> [YOUR GOAL]:
Return all of the data exactly, with nothing left out but the pictures.

> [DATASET CONTENT]:
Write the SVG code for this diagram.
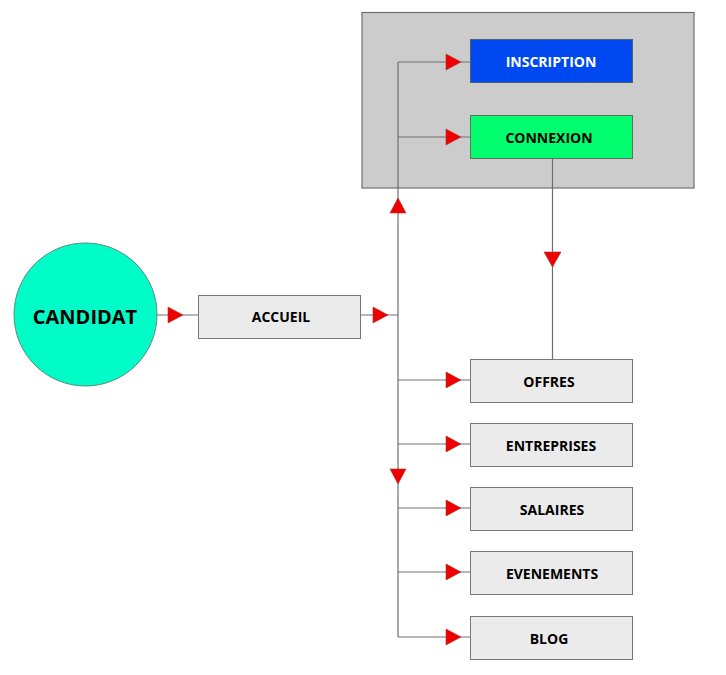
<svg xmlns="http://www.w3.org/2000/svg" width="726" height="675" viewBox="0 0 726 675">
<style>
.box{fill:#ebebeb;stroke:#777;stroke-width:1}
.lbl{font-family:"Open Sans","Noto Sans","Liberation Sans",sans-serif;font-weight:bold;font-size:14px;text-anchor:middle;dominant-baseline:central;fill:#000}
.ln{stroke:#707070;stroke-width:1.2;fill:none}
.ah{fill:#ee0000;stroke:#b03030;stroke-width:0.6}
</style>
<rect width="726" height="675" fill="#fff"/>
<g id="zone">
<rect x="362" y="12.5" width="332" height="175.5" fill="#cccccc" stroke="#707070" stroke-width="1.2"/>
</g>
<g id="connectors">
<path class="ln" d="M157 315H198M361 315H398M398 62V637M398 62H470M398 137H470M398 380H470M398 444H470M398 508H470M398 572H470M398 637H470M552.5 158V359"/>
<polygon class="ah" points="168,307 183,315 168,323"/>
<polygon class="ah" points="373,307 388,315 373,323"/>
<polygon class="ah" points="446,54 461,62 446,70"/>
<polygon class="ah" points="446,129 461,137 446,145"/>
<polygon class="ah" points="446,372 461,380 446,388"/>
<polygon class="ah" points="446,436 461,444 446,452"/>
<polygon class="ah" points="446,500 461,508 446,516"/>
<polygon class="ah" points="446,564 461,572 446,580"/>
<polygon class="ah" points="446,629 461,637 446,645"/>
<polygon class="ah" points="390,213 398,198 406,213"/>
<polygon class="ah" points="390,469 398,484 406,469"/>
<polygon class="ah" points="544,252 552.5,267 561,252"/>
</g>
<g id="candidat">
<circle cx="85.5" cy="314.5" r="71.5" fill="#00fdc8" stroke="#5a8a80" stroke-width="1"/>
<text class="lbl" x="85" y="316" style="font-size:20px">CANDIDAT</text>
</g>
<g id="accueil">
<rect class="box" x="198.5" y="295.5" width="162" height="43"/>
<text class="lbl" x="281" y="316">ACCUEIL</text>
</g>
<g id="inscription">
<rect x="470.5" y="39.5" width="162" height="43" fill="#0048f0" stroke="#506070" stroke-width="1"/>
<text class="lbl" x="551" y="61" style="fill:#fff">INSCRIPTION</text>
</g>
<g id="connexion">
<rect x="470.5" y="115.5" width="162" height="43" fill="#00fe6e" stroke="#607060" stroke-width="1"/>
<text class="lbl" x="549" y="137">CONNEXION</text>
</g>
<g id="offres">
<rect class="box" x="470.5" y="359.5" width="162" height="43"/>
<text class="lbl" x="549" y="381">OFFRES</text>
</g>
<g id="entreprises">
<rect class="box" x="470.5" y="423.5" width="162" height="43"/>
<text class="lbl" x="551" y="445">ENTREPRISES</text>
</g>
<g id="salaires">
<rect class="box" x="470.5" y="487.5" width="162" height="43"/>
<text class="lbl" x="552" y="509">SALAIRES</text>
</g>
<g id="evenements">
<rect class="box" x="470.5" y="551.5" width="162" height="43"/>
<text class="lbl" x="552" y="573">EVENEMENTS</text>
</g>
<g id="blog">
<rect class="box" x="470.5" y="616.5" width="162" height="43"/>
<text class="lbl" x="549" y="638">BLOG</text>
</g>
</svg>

> [ANSWER FOR THIS EXERCISE]:
Write the SVG code for this diagram.
<svg xmlns="http://www.w3.org/2000/svg" width="726" height="675" viewBox="0 0 726 675">
<style>
.box{fill:#ebebeb;stroke:#777;stroke-width:1}
.lbl{font-family:"Open Sans","Noto Sans","Liberation Sans",sans-serif;font-weight:bold;font-size:14px;text-anchor:middle;dominant-baseline:central;fill:#000}
.ln{stroke:#707070;stroke-width:1.2;fill:none}
.ah{fill:#ee0000;stroke:#b03030;stroke-width:0.6}
</style>
<rect width="726" height="675" fill="#fff"/>
<g id="zone">
<rect x="362" y="12.5" width="332" height="175.5" fill="#cccccc" stroke="#707070" stroke-width="1.2"/>
</g>
<g id="connectors">
<path class="ln" d="M157 315H198M361 315H398M398 62V637M398 62H470M398 137H470M398 380H470M398 444H470M398 508H470M398 572H470M398 637H470M552.5 158V359"/>
<polygon class="ah" points="168,307 183,315 168,323"/>
<polygon class="ah" points="373,307 388,315 373,323"/>
<polygon class="ah" points="446,54 461,62 446,70"/>
<polygon class="ah" points="446,129 461,137 446,145"/>
<polygon class="ah" points="446,372 461,380 446,388"/>
<polygon class="ah" points="446,436 461,444 446,452"/>
<polygon class="ah" points="446,500 461,508 446,516"/>
<polygon class="ah" points="446,564 461,572 446,580"/>
<polygon class="ah" points="446,629 461,637 446,645"/>
<polygon class="ah" points="390,213 398,198 406,213"/>
<polygon class="ah" points="390,469 398,484 406,469"/>
<polygon class="ah" points="544,252 552.5,267 561,252"/>
</g>
<g id="candidat">
<circle cx="85.5" cy="314.5" r="71.5" fill="#00fdc8" stroke="#5a8a80" stroke-width="1"/>
<text class="lbl" x="85" y="316" style="font-size:20px">CANDIDAT</text>
</g>
<g id="accueil">
<rect class="box" x="198.5" y="295.5" width="162" height="43"/>
<text class="lbl" x="281" y="316">ACCUEIL</text>
</g>
<g id="inscription">
<rect x="470.5" y="39.5" width="162" height="43" fill="#0048f0" stroke="#506070" stroke-width="1"/>
<text class="lbl" x="551" y="61" style="fill:#fff">INSCRIPTION</text>
</g>
<g id="connexion">
<rect x="470.5" y="115.5" width="162" height="43" fill="#00fe6e" stroke="#607060" stroke-width="1"/>
<text class="lbl" x="549" y="137">CONNEXION</text>
</g>
<g id="offres">
<rect class="box" x="470.5" y="359.5" width="162" height="43"/>
<text class="lbl" x="549" y="381">OFFRES</text>
</g>
<g id="entreprises">
<rect class="box" x="470.5" y="423.5" width="162" height="43"/>
<text class="lbl" x="551" y="445">ENTREPRISES</text>
</g>
<g id="salaires">
<rect class="box" x="470.5" y="487.5" width="162" height="43"/>
<text class="lbl" x="552" y="509">SALAIRES</text>
</g>
<g id="evenements">
<rect class="box" x="470.5" y="551.5" width="162" height="43"/>
<text class="lbl" x="552" y="573">EVENEMENTS</text>
</g>
<g id="blog">
<rect class="box" x="470.5" y="616.5" width="162" height="43"/>
<text class="lbl" x="549" y="638">BLOG</text>
</g>
</svg>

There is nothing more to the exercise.